> [PROMPT] Drop every picture. Then return, exactly, the lines from the beginning of the listing below through the one containing "return (H - MB - y) / PH".

>> BEGIN EXERCISE MATERIALS

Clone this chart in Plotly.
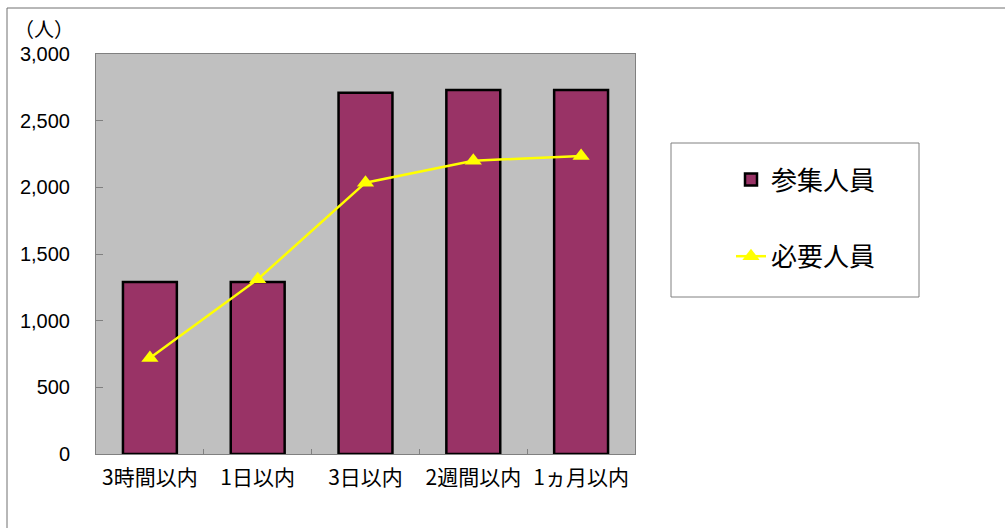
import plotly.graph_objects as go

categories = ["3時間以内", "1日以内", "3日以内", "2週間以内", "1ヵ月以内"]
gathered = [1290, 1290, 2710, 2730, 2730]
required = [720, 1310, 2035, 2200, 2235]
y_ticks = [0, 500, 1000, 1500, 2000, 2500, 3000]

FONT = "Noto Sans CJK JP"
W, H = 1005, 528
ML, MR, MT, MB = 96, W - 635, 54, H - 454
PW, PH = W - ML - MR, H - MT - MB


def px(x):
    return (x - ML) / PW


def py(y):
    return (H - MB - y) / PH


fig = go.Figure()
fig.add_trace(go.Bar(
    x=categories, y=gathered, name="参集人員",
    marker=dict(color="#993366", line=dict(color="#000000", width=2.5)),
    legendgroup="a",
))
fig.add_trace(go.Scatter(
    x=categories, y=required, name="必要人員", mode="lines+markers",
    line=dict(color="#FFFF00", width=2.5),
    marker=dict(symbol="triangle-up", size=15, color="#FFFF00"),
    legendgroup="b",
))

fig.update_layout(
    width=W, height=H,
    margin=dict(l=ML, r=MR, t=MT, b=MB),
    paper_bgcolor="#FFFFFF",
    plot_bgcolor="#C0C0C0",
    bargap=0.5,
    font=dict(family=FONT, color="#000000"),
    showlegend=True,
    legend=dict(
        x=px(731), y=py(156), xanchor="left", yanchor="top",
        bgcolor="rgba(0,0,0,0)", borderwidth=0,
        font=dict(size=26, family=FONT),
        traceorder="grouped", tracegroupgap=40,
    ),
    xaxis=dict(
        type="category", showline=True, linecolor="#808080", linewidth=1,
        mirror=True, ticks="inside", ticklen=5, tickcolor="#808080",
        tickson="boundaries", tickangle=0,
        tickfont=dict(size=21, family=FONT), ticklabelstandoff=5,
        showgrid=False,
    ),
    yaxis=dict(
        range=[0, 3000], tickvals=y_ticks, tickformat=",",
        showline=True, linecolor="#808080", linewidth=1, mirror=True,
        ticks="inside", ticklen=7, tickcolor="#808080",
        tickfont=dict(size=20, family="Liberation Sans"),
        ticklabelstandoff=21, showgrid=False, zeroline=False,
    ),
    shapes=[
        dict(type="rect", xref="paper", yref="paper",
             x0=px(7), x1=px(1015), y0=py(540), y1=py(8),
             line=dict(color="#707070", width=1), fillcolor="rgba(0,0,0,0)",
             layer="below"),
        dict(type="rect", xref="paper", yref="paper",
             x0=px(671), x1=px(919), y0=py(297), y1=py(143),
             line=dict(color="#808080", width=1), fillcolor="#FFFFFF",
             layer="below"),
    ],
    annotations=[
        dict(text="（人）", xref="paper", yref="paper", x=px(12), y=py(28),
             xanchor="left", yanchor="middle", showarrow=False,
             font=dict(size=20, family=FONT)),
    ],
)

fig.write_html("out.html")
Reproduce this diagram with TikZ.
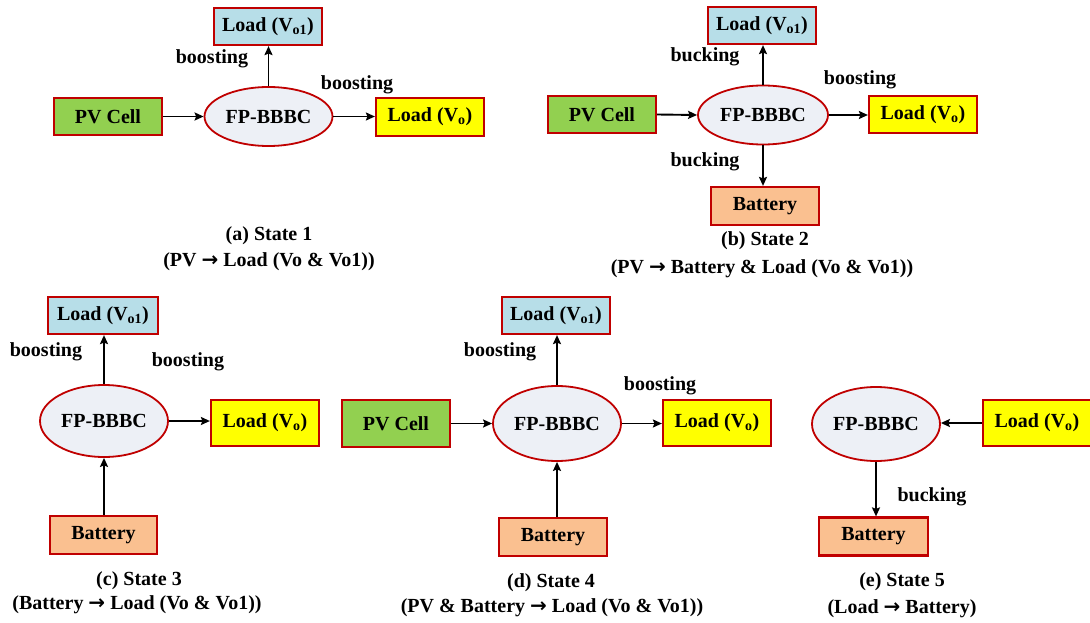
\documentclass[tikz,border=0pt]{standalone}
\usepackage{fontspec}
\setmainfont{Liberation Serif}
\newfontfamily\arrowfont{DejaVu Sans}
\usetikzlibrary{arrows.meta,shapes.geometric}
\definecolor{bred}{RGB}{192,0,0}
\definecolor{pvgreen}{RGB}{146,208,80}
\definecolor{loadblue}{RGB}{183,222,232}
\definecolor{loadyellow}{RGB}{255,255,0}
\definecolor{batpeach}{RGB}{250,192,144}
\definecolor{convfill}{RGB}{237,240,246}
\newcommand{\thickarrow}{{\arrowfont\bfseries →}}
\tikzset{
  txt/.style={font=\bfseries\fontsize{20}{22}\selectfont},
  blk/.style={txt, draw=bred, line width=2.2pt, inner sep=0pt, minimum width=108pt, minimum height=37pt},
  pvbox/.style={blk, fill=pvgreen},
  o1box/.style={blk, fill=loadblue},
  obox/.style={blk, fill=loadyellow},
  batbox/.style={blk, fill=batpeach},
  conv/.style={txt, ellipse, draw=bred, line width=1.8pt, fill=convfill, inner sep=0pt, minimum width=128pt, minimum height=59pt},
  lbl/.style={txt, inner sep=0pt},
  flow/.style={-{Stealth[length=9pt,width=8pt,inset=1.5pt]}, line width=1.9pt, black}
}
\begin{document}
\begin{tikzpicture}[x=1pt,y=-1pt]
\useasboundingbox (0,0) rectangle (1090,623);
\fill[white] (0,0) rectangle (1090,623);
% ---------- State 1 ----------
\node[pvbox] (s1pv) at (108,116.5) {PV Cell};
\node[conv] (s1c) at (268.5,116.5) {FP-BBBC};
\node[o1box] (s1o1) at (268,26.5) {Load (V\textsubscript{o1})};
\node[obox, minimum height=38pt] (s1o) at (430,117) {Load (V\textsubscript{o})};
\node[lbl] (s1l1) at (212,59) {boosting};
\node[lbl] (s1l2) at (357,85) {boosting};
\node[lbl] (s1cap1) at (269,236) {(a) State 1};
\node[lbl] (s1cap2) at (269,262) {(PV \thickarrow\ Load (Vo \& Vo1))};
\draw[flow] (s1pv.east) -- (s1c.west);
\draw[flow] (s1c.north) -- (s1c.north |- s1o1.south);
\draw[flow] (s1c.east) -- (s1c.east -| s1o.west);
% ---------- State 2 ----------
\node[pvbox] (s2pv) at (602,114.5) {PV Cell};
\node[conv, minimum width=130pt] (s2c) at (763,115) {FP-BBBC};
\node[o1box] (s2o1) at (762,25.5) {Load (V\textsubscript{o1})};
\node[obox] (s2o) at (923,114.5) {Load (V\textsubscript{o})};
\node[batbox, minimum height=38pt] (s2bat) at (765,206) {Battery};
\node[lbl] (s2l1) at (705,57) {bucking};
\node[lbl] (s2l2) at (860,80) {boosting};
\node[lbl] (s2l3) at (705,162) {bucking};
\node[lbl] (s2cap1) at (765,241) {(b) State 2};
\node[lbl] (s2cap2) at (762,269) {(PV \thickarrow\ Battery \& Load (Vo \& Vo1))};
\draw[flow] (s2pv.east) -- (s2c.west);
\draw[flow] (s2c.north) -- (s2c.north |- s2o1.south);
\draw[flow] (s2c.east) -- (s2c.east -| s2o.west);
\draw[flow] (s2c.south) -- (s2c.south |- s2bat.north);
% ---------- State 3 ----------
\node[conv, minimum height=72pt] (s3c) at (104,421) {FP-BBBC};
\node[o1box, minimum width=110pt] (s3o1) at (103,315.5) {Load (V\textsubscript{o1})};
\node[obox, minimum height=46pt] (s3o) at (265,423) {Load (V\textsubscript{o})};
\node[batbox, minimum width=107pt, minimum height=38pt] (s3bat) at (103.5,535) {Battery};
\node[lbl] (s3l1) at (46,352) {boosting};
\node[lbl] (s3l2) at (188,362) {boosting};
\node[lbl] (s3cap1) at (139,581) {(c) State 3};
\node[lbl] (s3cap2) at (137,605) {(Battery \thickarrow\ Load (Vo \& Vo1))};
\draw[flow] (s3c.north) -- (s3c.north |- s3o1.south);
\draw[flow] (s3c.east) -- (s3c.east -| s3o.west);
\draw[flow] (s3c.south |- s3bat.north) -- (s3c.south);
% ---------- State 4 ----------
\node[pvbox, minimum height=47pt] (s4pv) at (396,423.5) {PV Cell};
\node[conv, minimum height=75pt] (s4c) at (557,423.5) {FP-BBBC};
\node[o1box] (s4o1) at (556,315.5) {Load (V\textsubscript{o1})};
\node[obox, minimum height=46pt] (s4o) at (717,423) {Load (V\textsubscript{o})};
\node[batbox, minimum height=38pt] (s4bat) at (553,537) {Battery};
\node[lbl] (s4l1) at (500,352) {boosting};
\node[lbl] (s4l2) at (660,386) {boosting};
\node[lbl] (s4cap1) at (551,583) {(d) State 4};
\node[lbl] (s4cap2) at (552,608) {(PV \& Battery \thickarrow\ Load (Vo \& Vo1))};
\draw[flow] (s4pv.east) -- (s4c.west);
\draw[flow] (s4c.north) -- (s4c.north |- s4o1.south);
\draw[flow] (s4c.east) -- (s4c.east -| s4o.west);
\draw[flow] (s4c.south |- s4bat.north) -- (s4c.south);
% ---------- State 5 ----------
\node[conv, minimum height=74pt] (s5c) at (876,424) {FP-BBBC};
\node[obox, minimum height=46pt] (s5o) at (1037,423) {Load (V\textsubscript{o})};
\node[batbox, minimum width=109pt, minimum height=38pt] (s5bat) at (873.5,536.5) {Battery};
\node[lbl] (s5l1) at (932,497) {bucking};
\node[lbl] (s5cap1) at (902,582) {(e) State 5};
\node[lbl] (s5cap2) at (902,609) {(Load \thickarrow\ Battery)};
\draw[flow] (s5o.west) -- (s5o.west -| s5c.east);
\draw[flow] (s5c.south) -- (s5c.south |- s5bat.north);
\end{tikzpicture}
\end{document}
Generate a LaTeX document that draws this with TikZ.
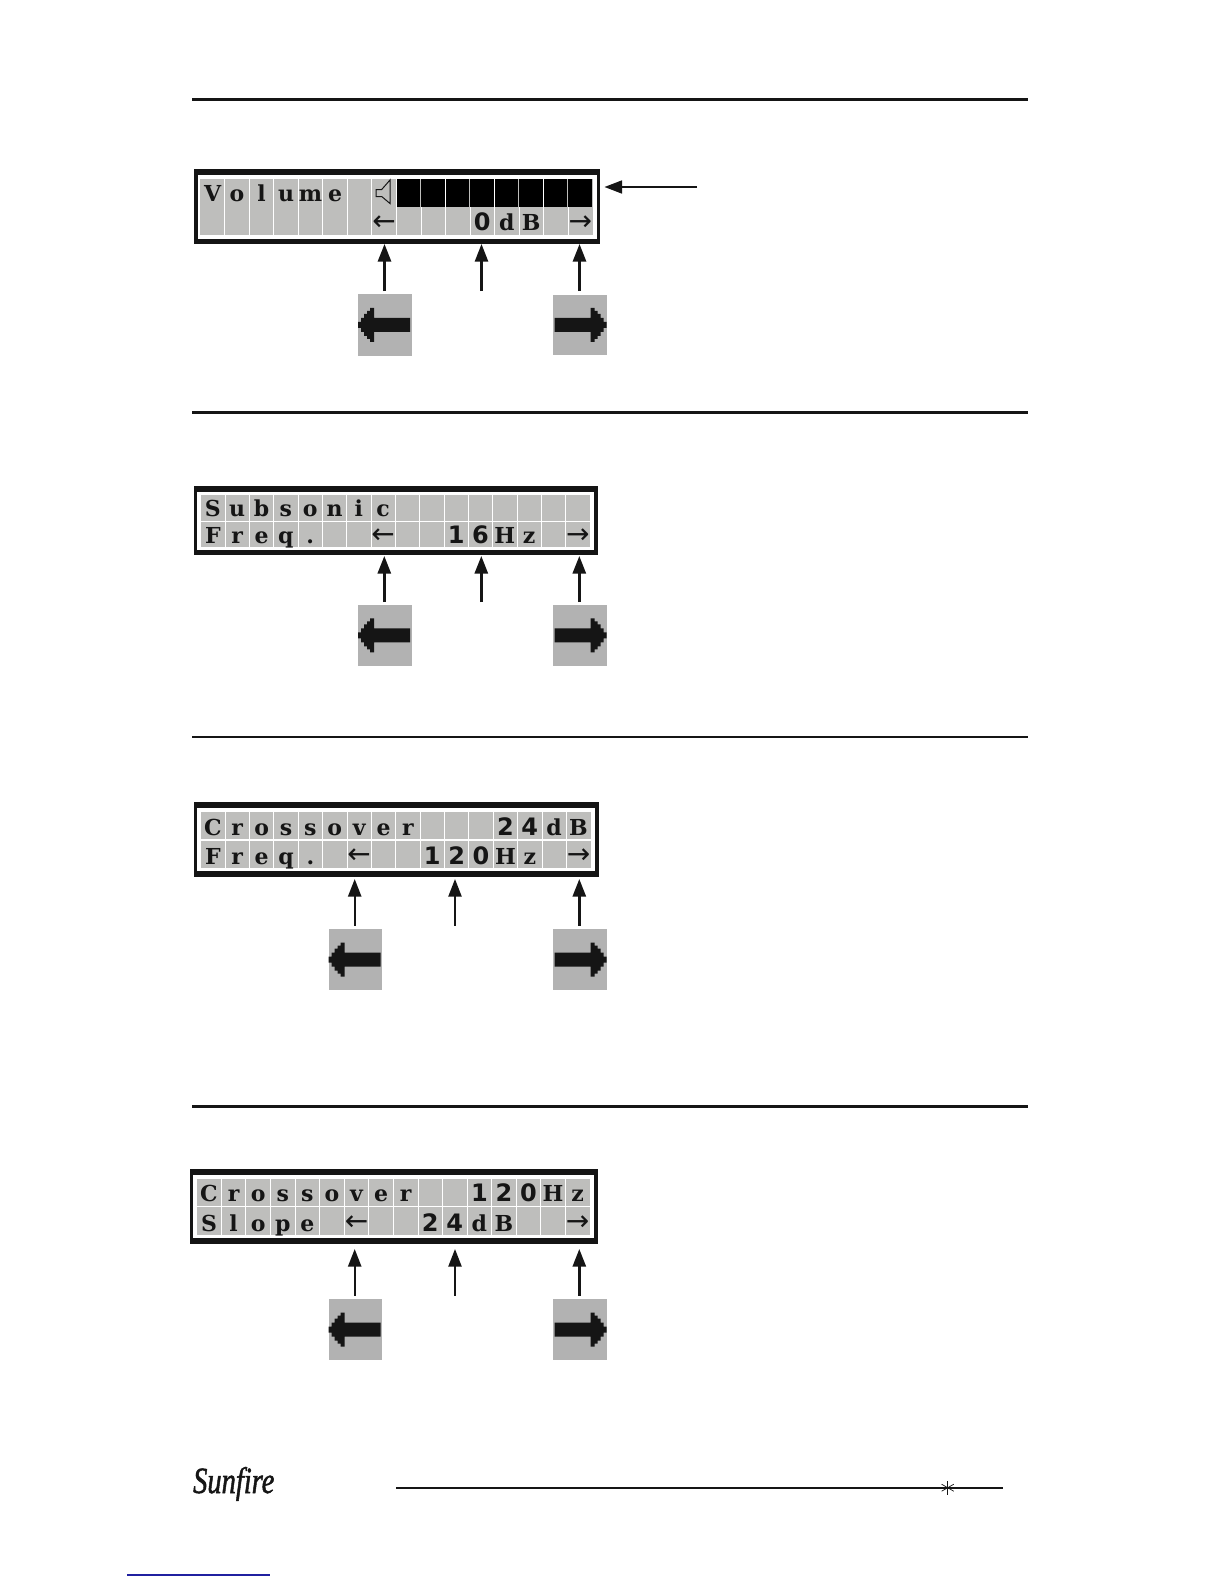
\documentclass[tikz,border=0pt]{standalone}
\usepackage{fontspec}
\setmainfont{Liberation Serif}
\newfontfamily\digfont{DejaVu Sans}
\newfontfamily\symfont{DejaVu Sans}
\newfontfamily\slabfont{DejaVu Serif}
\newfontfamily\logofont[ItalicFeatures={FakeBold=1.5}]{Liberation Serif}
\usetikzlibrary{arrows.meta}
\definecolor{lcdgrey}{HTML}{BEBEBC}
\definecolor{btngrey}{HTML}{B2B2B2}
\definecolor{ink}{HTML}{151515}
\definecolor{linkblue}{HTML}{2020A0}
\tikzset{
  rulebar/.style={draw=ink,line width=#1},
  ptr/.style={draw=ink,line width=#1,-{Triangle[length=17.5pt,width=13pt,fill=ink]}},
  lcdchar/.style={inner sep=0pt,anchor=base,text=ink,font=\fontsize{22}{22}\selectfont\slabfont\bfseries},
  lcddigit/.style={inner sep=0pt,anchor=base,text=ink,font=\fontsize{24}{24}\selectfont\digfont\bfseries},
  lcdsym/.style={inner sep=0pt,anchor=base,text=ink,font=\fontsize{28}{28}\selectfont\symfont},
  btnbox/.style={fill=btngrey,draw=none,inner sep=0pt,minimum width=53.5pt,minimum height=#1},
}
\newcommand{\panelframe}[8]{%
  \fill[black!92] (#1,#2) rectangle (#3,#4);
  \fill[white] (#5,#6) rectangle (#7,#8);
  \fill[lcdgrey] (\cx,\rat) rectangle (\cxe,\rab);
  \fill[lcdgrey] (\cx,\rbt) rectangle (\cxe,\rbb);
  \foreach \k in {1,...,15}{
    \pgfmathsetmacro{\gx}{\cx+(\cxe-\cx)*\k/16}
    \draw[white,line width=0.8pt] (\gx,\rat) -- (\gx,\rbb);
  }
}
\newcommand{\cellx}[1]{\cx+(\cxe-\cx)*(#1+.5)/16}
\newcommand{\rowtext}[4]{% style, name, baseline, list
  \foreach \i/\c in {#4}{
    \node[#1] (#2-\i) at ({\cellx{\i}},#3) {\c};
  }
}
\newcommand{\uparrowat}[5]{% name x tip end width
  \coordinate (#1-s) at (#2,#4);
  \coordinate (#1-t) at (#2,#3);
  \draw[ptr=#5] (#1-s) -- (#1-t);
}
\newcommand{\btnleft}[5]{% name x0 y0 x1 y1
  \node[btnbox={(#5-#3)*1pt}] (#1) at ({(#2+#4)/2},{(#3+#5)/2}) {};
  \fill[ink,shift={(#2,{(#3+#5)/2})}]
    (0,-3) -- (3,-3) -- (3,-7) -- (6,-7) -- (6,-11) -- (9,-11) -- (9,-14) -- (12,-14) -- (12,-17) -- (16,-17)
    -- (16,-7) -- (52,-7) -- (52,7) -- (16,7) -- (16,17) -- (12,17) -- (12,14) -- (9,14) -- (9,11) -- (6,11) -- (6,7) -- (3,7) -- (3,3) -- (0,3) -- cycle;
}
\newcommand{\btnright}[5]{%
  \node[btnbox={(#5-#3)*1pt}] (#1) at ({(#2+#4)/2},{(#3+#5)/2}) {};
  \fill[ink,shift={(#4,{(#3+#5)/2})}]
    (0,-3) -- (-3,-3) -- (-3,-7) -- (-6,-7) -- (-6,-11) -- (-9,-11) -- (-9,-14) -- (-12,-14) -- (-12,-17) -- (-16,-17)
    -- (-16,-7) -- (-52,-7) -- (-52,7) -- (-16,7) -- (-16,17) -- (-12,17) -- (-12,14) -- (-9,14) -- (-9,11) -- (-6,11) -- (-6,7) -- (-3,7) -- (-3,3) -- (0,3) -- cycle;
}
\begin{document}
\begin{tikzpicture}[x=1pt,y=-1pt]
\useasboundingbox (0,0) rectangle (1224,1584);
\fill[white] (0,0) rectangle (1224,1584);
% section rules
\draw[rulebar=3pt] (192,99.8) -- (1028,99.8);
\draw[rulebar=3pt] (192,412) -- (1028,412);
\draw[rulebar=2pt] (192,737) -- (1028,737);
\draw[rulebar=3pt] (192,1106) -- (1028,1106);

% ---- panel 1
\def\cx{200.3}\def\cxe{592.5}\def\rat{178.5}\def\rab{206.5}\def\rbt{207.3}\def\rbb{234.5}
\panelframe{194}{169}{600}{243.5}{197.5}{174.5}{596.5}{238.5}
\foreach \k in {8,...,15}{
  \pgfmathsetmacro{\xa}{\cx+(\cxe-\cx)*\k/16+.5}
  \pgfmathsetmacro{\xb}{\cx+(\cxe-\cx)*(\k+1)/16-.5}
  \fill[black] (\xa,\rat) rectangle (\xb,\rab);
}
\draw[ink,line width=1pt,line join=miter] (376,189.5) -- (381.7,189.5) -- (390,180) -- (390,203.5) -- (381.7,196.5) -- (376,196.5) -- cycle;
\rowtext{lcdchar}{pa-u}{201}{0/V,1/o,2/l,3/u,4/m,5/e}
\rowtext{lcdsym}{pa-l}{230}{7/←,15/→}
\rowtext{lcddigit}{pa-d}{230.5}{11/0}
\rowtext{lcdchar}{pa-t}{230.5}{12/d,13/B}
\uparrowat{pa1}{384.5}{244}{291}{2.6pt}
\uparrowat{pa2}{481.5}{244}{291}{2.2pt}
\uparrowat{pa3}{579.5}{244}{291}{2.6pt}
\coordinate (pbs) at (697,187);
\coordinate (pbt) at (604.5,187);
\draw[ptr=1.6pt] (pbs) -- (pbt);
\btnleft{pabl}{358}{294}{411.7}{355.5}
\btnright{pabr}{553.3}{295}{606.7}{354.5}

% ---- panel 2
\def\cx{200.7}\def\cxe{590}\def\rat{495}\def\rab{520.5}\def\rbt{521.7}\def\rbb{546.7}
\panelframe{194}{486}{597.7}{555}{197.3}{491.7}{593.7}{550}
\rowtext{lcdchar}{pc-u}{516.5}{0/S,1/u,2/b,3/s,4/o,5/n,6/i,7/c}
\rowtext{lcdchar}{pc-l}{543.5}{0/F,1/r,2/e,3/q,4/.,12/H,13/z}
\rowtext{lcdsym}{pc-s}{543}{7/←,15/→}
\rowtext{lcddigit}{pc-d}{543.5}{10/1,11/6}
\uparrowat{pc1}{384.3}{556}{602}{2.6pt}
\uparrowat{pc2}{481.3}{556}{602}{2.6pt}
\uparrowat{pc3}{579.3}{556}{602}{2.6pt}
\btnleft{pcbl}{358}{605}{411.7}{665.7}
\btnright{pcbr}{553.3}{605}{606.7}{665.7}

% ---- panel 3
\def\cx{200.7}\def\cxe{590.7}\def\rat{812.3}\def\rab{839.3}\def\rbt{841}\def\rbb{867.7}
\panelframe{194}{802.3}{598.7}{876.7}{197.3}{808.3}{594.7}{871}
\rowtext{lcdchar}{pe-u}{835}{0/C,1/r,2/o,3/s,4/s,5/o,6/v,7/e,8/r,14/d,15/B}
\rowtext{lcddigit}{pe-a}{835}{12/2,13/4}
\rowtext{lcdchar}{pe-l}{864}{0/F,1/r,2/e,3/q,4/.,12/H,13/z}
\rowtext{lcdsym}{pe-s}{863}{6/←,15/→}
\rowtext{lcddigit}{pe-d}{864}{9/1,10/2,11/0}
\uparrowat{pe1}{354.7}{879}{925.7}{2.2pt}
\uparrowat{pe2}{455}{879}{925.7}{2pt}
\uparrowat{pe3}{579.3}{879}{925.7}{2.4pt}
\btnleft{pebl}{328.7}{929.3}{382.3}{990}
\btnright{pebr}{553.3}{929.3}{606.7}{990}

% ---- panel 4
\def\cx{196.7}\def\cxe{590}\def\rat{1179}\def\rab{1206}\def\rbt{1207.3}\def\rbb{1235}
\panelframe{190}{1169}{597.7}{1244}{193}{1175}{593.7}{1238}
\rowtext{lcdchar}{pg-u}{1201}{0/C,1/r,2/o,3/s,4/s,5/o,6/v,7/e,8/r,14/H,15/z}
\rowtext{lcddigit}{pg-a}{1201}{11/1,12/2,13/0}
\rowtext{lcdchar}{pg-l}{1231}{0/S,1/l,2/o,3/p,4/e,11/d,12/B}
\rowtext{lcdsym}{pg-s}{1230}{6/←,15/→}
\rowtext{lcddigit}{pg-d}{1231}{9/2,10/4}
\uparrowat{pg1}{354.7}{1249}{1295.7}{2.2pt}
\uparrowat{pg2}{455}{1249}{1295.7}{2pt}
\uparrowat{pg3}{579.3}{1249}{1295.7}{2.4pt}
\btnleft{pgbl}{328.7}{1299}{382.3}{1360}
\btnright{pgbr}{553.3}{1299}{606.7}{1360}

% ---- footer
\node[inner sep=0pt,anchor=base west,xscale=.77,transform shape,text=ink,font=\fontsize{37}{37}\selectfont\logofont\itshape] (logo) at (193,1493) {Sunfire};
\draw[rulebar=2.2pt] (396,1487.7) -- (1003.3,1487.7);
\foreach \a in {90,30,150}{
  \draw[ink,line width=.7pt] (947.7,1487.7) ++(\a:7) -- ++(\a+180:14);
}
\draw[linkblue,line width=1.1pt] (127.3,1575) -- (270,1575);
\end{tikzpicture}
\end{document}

>> END EXERCISE MATERIALS

> [FULL SOLUTION]
Clone this chart in Plotly.
import plotly.graph_objects as go

categories = ["3時間以内", "1日以内", "3日以内", "2週間以内", "1ヵ月以内"]
gathered = [1290, 1290, 2710, 2730, 2730]
required = [720, 1310, 2035, 2200, 2235]
y_ticks = [0, 500, 1000, 1500, 2000, 2500, 3000]

FONT = "Noto Sans CJK JP"
W, H = 1005, 528
ML, MR, MT, MB = 96, W - 635, 54, H - 454
PW, PH = W - ML - MR, H - MT - MB


def px(x):
    return (x - ML) / PW


def py(y):
    return (H - MB - y) / PH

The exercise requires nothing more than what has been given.